Information supplied.
%%
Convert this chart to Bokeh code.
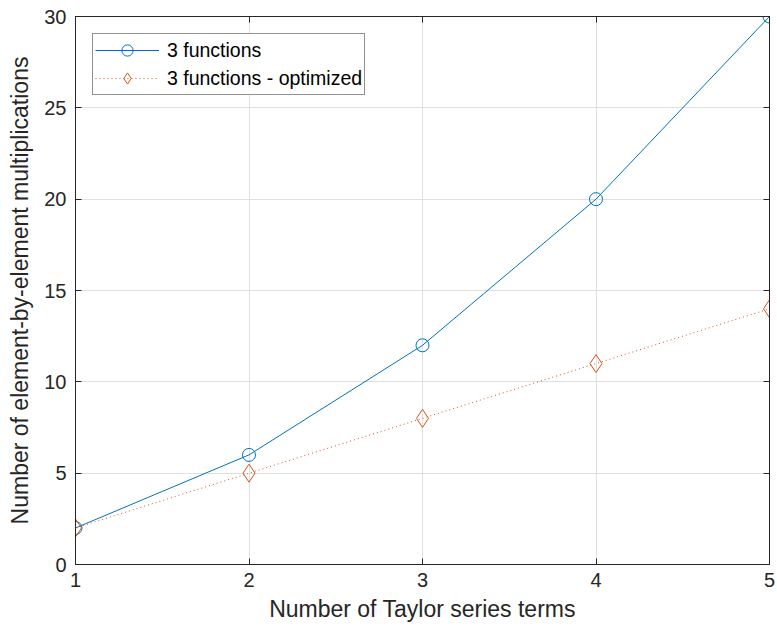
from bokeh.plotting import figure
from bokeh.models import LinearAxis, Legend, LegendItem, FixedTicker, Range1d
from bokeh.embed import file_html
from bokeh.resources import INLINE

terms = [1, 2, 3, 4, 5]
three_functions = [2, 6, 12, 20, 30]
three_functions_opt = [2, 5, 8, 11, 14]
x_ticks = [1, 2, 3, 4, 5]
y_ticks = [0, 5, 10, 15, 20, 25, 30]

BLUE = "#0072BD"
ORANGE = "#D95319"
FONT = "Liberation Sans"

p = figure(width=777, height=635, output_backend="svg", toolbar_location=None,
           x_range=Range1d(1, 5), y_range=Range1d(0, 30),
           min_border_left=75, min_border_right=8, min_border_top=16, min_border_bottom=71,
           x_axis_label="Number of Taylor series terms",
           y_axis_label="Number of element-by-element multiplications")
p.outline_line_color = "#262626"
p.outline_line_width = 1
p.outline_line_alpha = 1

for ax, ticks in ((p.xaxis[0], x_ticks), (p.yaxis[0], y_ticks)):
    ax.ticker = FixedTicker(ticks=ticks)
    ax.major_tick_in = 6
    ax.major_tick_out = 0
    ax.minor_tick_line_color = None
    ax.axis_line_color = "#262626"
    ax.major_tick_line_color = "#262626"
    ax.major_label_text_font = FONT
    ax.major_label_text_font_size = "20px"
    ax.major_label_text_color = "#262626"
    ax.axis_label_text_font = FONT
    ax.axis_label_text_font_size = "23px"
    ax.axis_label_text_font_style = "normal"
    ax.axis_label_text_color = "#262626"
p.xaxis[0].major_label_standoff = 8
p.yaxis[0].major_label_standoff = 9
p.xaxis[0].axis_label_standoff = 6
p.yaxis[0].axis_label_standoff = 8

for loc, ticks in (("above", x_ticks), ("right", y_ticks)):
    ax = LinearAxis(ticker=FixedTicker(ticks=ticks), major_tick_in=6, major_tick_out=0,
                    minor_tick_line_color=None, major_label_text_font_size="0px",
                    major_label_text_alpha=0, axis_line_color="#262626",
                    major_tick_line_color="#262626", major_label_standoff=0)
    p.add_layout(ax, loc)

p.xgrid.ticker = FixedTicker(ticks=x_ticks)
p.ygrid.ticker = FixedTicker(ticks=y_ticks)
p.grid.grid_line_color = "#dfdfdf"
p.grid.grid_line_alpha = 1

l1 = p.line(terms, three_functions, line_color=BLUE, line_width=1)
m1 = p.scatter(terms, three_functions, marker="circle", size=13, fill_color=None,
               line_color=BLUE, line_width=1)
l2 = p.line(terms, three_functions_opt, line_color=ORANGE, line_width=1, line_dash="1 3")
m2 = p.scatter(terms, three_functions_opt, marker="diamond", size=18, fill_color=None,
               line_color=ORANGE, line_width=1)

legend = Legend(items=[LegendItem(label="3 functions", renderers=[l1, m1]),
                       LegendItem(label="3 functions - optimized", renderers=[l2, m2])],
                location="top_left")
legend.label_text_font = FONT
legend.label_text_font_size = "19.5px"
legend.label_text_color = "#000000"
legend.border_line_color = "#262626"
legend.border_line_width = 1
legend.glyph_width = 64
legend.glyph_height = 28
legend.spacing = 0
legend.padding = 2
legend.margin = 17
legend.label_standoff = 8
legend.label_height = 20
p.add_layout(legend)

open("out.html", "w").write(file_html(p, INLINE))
%%
Work instructions.
Your task is to reproduce exactly the lines from the start of the data above through the line containing "from bokeh.resources import INLINE", leaving every picture out.

Result of this exercise.
Convert this chart to Bokeh code.
from bokeh.plotting import figure
from bokeh.models import LinearAxis, Legend, LegendItem, FixedTicker, Range1d
from bokeh.embed import file_html
from bokeh.resources import INLINE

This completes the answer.